Quienes recalcan críticamente la primera acepción suelen subrayar las relaciones entre economía y Gobierno y asignan al Estado funciones estrictamente negativas; por el contrario, quienes se inclinan por la segunda se esfuerzan por poner de relieve una concepción positiva de la función del Estado liberal en una sociedad abierta. Estos últimos tienen, desde luego, ante sí una tarea difícil pues solemos vivir en sociedades aparentemente liberales -es decir, sociedades que operan sin demasiados valores y con exceso de normas formales que no cumplen sus objetivos-, pero en las cuales el Estado es inexistente o se ha convertido en un complejo institucional manejado por una casta de profesionales que se han apoderado de los resortes del poder con el único propósito de perpetuarse en ellos a toda costa.

Bien pensado esa situación tiene muy poco que ver con la idea de la actividad política asentada en las doctrinas liberales. Para estas y para sus principales expositores, la actividad política se basa en dos presupuestos: primero, la existencia de un sentido de bienestar general que opera como motor de aquella y, segundo, en que la definición y adaptación práctica del mismo es algo sobre lo cual los ciudadanos pueden llegar a acuerdos generales razonables. Ello, a su vez, implica la existencia de una voluntad de la comunidad por mantenerse unida y por hacer que funcione eficientemente.

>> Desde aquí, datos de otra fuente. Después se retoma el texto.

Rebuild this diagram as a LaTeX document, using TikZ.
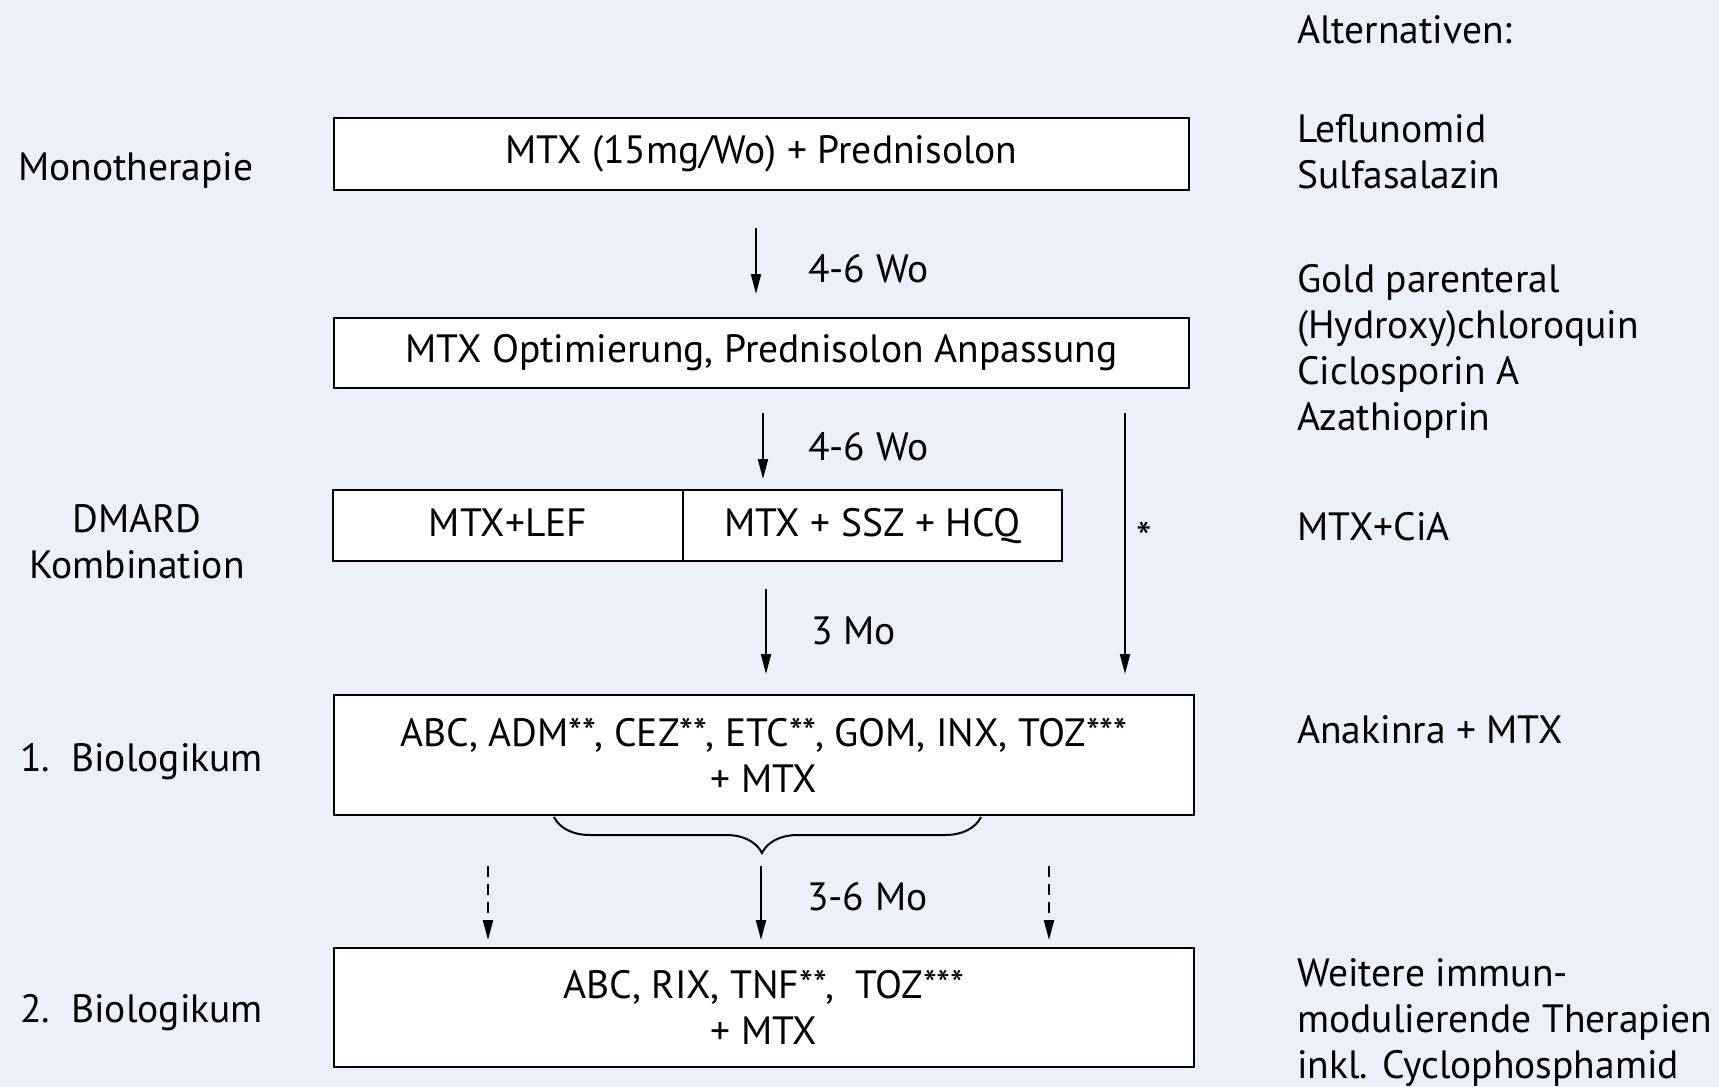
\documentclass[tikz,border=0pt]{standalone}
\usepackage{fontspec}
\setmainfont{PT Sans}
\usetikzlibrary{arrows.meta, decorations.pathreplacing}
\definecolor{bgblue}{RGB}{236,240,250}

\begin{document}
\begin{tikzpicture}[
    x=1pt, y=-1pt,
    every node/.style={font=\fontsize{39.5}{46}\selectfont, inner sep=0pt},
    >={Triangle[length=20pt, width=10pt]},
    therapybox/.style={draw, fill=white, line width=2.5pt, align=center},
    splitbox/.style={therapybox, text height=28pt, text depth=6pt},
    flow/.style={->, line width=2pt},
    optflow/.style={->, line width=2pt, dash pattern=on 11pt off 7pt},
    steplabel/.style={anchor=west},
    rowlabel/.style={anchor=west},
    altlabel/.style={anchor=west, align=left},
]

% === Background and page size ===
\fill[bgblue] (0,0) rectangle (1719,1087);
\useasboundingbox (0,0) rectangle (1719,1087);

% === Therapy boxes ===
\node[therapybox, minimum width=855pt, minimum height=72pt] (mono) at (761.5,154)
    {MTX (15mg/Wo) + Prednisolon};
\node[therapybox, minimum width=855pt, minimum height=70pt] (optim) at (761.5,353)
    {MTX Optimierung, Prednisolon Anpassung};
\node[splitbox, minimum width=350pt, minimum height=71pt] (mtxlef) at (508,525.5)
    {MTX+LEF};
\node[splitbox, minimum width=379pt, minimum height=71pt] (mtxssz) at (872.5,525.5)
    {MTX + SSZ + HCQ};
\node[therapybox, minimum width=860pt, minimum height=120pt] (bio1) at (764,755)
    {ABC, ADM**, CEZ**, ETC**, GOM, INX, TOZ***\\+ MTX};
\node[therapybox, minimum width=860pt, minimum height=119pt] (bio2) at (764,1007.5)
    {ABC, RIX, TNF**,\ \ TOZ***\\+ MTX};

% === Row labels (left) ===
\node[rowlabel] (lmono) at (18,170) {Monotherapie};
\node[align=center] (ldmard) at (137,542) {DMARD\\Kombination};
\node[rowlabel] (lbio1) at (20,762) {1.\ \ Biologikum};
\node[rowlabel] (lbio2) at (20,1013) {2.\ \ Biologikum};

% === Alternatives (right) ===
\node[altlabel] (althead) at (1297,30) {Alternativen:};
\node[altlabel] (altmono) at (1297,152) {Leflunomid\\Sulfasalazin};
\node[altlabel] (altoptim) at (1297,351)
    {Gold parenteral\\(Hydroxy)chloroquin\\Ciclosporin A\\Azathioprin};
\node[altlabel] (altdmard) at (1297,527) {MTX+CiA};
\node[altlabel] (altbio1) at (1297,730) {Anakinra + MTX};
\node[altlabel] (altbio2) at (1297,1023)
    {Weitere immun-\\modulierende Therapien\\inkl. Cyclophosphamid};

% === Step arrows ===
\coordinate (s1a) at (756,228);  \coordinate (s1b) at (756,294);
\coordinate (s2a) at (763,413);  \coordinate (s2b) at (763,479);
\coordinate (s3a) at (766,589);  \coordinate (s3b) at (766,674);
\coordinate (ska) at (1125,413); \coordinate (skb) at (1125,674);
\coordinate (s4a) at (761,866);  \coordinate (s4b) at (761,940);
\coordinate (dla) at (488,866);  \coordinate (dlb) at (488,940);
\coordinate (dra) at (1049,866); \coordinate (drb) at (1049,940);

\draw[flow] (s1a) -- (s1b);
\draw[flow] (s2a) -- (s2b);
\draw[flow] (s3a) -- (s3b);
\draw[flow] (ska) -- (skb);
\draw[flow] (s4a) -- (s4b);
\draw[optflow] (dla) -- (dlb);
\draw[optflow] (dra) -- (drb);

\node[steplabel] (t1) at (808,269) {4-6 Wo};
\node[steplabel] (t2) at (808,447) {4-6 Wo};
\node[steplabel] (t3) at (811,631) {3 Mo};
\node[steplabel] (t4) at (807,897) {3-6 Mo};
\node[font=\fontsize{44}{48}\selectfont] (tskip) at (1144,538) {*};

% === Brace under 1. Biologikum ===
\draw[decorate, decoration={brace, mirror, amplitude=36pt, aspect=0.487}, line width=2pt]
    (554,817) -- (981,817);

\end{tikzpicture}
\end{document}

Pues bien, contra la que pudiera pensarse apresuradamente todo ello no excluye las diferencias de ideas y de intereses; más bien supone, tan sólo, el reconocimiento de la existencia de límites a las discrepancias. Como parte de esta forma de ver las cosas, los partidos políticos se conciben más que como portadores y defensores a ultranza de una clase o de unos intereses particulares como mecanismos y cauces para llegar a compromisos gracias a los cuales esos intereses particulares acaben conciliándose a favor del interés general.

Todo lo anterior apunta a que la existencia de un Gobierno liberal depende muy estrechamente del reconocimiento general por parte de sus ciudadanos de la existencia de una comunidad de intereses y, por ende, del respeto a una solidaridad hoy en día inexistente en Estados como España, sin ir más lejos.

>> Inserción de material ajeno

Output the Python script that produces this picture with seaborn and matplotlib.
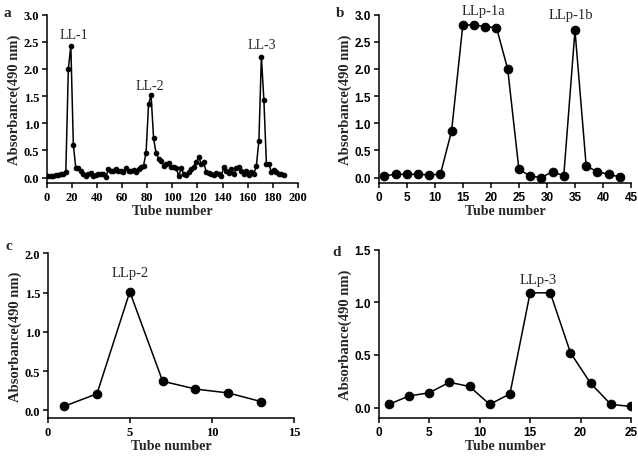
import numpy as np
import pandas as pd
import seaborn as sns
import matplotlib.pyplot as plt

# panel a - gel column, all tubes
tube_a = [1, 3, 5, 7, 9, 11, 13, 15, 17, 19, 21, 23, 25, 27, 29, 31, 33, 35, 37, 39,
          41, 43, 45, 47, 49, 51, 53, 55, 57, 59, 61, 63, 65, 67, 69, 71, 73, 75, 77, 79,
          81, 83, 85, 87, 89, 91, 93, 95, 97, 99, 101, 103, 105, 107, 109, 111, 113, 115, 117, 119,
          121, 123, 125, 127, 129, 131, 133, 135, 137, 139, 141, 143, 145, 147, 149, 151, 153, 155, 157, 159,
          161, 163, 165, 167, 169, 171, 173, 175, 177, 179, 181, 183, 185, 187, 189]
abs_a = [0.02, 0.02, 0.03, 0.04, 0.05, 0.07, 0.06, 0.10, 2.00, 2.42, 0.60, 0.17, 0.18, 0.12, 0.07, 0.03, 0.07, 0.08, 0.03, 0.05,
         0.06, 0.06, 0.07, 0.01, 0.15, 0.13, 0.12, 0.15, 0.12, 0.12, 0.11, 0.17, 0.12, 0.12, 0.14, 0.10, 0.15, 0.20, 0.22, 0.46,
         1.35, 1.52, 0.72, 0.45, 0.35, 0.30, 0.22, 0.25, 0.26, 0.20, 0.20, 0.18, 0.03, 0.17, 0.07, 0.05, 0.10, 0.15, 0.20, 0.28,
         0.38, 0.25, 0.28, 0.10, 0.08, 0.07, 0.05, 0.08, 0.07, 0.02, 0.20, 0.12, 0.08, 0.15, 0.06, 0.18, 0.20, 0.12, 0.06, 0.12,
         0.05, 0.10, 0.07, 0.22, 0.68, 2.22, 1.42, 0.25, 0.25, 0.10, 0.14, 0.10, 0.07, 0.06, 0.05]

# panel b
tube_b = [1, 3, 5, 7, 9, 11, 13, 15, 17, 19, 21, 23, 25, 27, 29, 31, 33, 35, 37, 39, 41, 43]
abs_b = [0.03, 0.06, 0.06, 0.06, 0.05, 0.06, 0.86, 2.81, 2.81, 2.78, 2.76, 2.00, 0.15, 0.03, 0.00, 0.11, 0.03, 2.71, 0.21, 0.11, 0.06, 0.01]

# panel c
tube_c = [1, 3, 5, 7, 9, 11, 13]
abs_c = [0.05, 0.21, 1.51, 0.37, 0.27, 0.22, 0.11]

# panel d
tube_d = [1, 3, 5, 7, 9, 11, 13, 15, 17, 19, 21, 23, 25]
abs_d = [0.03, 0.11, 0.14, 0.24, 0.20, 0.03, 0.13, 1.09, 1.09, 0.52, 0.23, 0.03, 0.01]

sns.set_style("ticks")
plt.rcParams['font.family'] = ['Liberation Serif', 'DejaVu Serif']

fig = plt.figure(figsize=(6.38, 4.6), dpi=100)
ax_a = fig.add_axes([0.0737, 0.600, 0.393, 0.366])
ax_b = fig.add_axes([0.5936, 0.600, 0.3955, 0.366])
ax_c = fig.add_axes([0.0748, 0.089, 0.386, 0.358])
ax_d = fig.add_axes([0.5936, 0.089, 0.3955, 0.366])

serif = 'Liberation Serif'
sans = 'Liberation Sans'

def style_axis(ax, tick_font, tick_size):
    for s in ['top', 'right']:
        ax.spines[s].set_visible(False)
    for s in ['left', 'bottom']:
        ax.spines[s].set_linewidth(1.1)
        ax.spines[s].set_color('black')
    ax.tick_params(direction='out', length=3.5, width=1.1, colors='black', pad=2)
    for lab in ax.get_xticklabels() + ax.get_yticklabels():
        lab.set_fontfamily(tick_font)
        lab.set_fontweight('bold')
        lab.set_fontsize(tick_size)
    ax.set_ylabel('Absorbance(490 nm)', fontfamily=serif, fontweight='bold', fontsize=10.5, labelpad=2)
    ax.set_xlabel('Tube number', fontfamily=serif, fontweight='bold', fontsize=10, labelpad=1)

def draw(ax, tubes, vals, msize):
    df = pd.DataFrame({'tube': tubes, 'abs': vals})
    sns.lineplot(data=df, x='tube', y='abs', ax=ax, color='black', lw=1.1,
                 marker='o', markersize=msize, markeredgecolor='black')

# a
draw(ax_a, tube_a, abs_a, 3.3)
ax_a.set_xlim(0, 200)
ax_a.set_ylim(-0.1, 3.0)
ax_a.set_xticks(range(0, 201, 20))
ax_a.set_yticks([0, 0.5, 1.0, 1.5, 2.0, 2.5, 3.0])
ax_a.set_yticklabels(['0.0', '0.5', '1.0', '1.5', '2.0', '2.5', '3.0'])
style_axis(ax_a, serif, 9)
ax_a.text(21, 2.64, 'LL-1', ha='center', va='center', fontsize=10)
ax_a.text(82, 1.69, 'LL-2', ha='center', va='center', fontsize=10)
ax_a.text(171, 2.45, 'LL-3', ha='center', va='center', fontsize=10)

# b
draw(ax_b, tube_b, abs_b, 6.2)
ax_b.set_xlim(0, 45)
ax_b.set_ylim(-0.1, 3.0)
ax_b.set_xticks(range(0, 46, 5))
ax_b.set_yticks([0, 0.5, 1.0, 1.5, 2.0, 2.5, 3.0])
ax_b.set_yticklabels(['0.0', '0.5', '1.0', '1.5', '2.0', '2.5', '3.0'])
style_axis(ax_b, sans, 8.5)
ax_b.text(18.7, 3.07, 'LLp-1a', ha='center', va='center', fontsize=10.5, clip_on=False)
ax_b.text(34.2, 3.01, 'LLp-1b', ha='center', va='center', fontsize=10.5, clip_on=False)

# c
draw(ax_c, tube_c, abs_c, 6.2)
ax_c.set_xlim(0, 15)
ax_c.set_ylim(-0.1, 2.0)
ax_c.set_xticks([0, 5, 10, 15])
ax_c.set_yticks([0, 0.5, 1.0, 1.5, 2.0])
ax_c.set_yticklabels(['0.0', '0.5', '1.0', '1.5', '2.0'])
style_axis(ax_c, serif, 9)
ax_c.text(5, 1.76, 'LLp-2', ha='center', va='center', fontsize=10.5)

# d
draw(ax_d, tube_d, abs_d, 6.2)
ax_d.set_xlim(0, 25)
ax_d.set_ylim(-0.1, 1.5)
ax_d.set_xticks([0, 5, 10, 15, 20, 25])
ax_d.set_yticks([0, 0.5, 1.0, 1.5])
ax_d.set_yticklabels(['0.0', '0.5', '1.0', '1.5'])
style_axis(ax_d, sans, 8.5)
ax_d.text(15.8, 1.22, 'LLp-3', ha='center', va='center', fontsize=10.5)

# panel letters
fig.text(0.006, 0.985, 'a', fontweight='bold', fontsize=11, va='top')
fig.text(0.527, 0.985, 'b', fontweight='bold', fontsize=11, va='top')
fig.text(0.008, 0.479, 'c', fontweight='bold', fontsize=11, va='top')
fig.text(0.521, 0.466, 'd', fontweight='bold', fontsize=11, va='top')

fig.savefig('out.png', dpi=100)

Reconozco que es bastante fácil en estos tiempos burlarse de modelos como el que he intentado describir y que he calificado de liberal. Se le acostumbra a motejar de doctrina rancia, de mecanismo de Gobierno al servicio de los poderosos o de archivo de consignas vacías y petrificadas. Y, aun cuando es justo recordar que algunos de quienes se han autocalificado últimamente como liberales han hecho un flaco favor a este ideario, creo que la razón reside en que uno de los rasgos propios de la teoría liberal, a saber, la necesidad de que sus fundamentos teóricos y su progresiva conversión en mecanismos de organización política precisan, ineludiblemente, su paralela mutación en ideas morales y en actitudes sociales aceptadas por la inmensa mayoría de sus ciudadanos y cristalizada en el convencimiento por parte de quienes ostentan el poder de que la oposición no sólo deber ser tolerada sino admitida como una función esencial del buen gobierno. Y ello es algo casi imposible en las sociedades egoístas y ramplonas en que vivimos.

Al fin y a la postre las sociedades realmente libres dependen más de contar con ciudadanos honestos que con instituciones aparentemente buenas. De estas en España tenemos muchas, de aquellos pocos.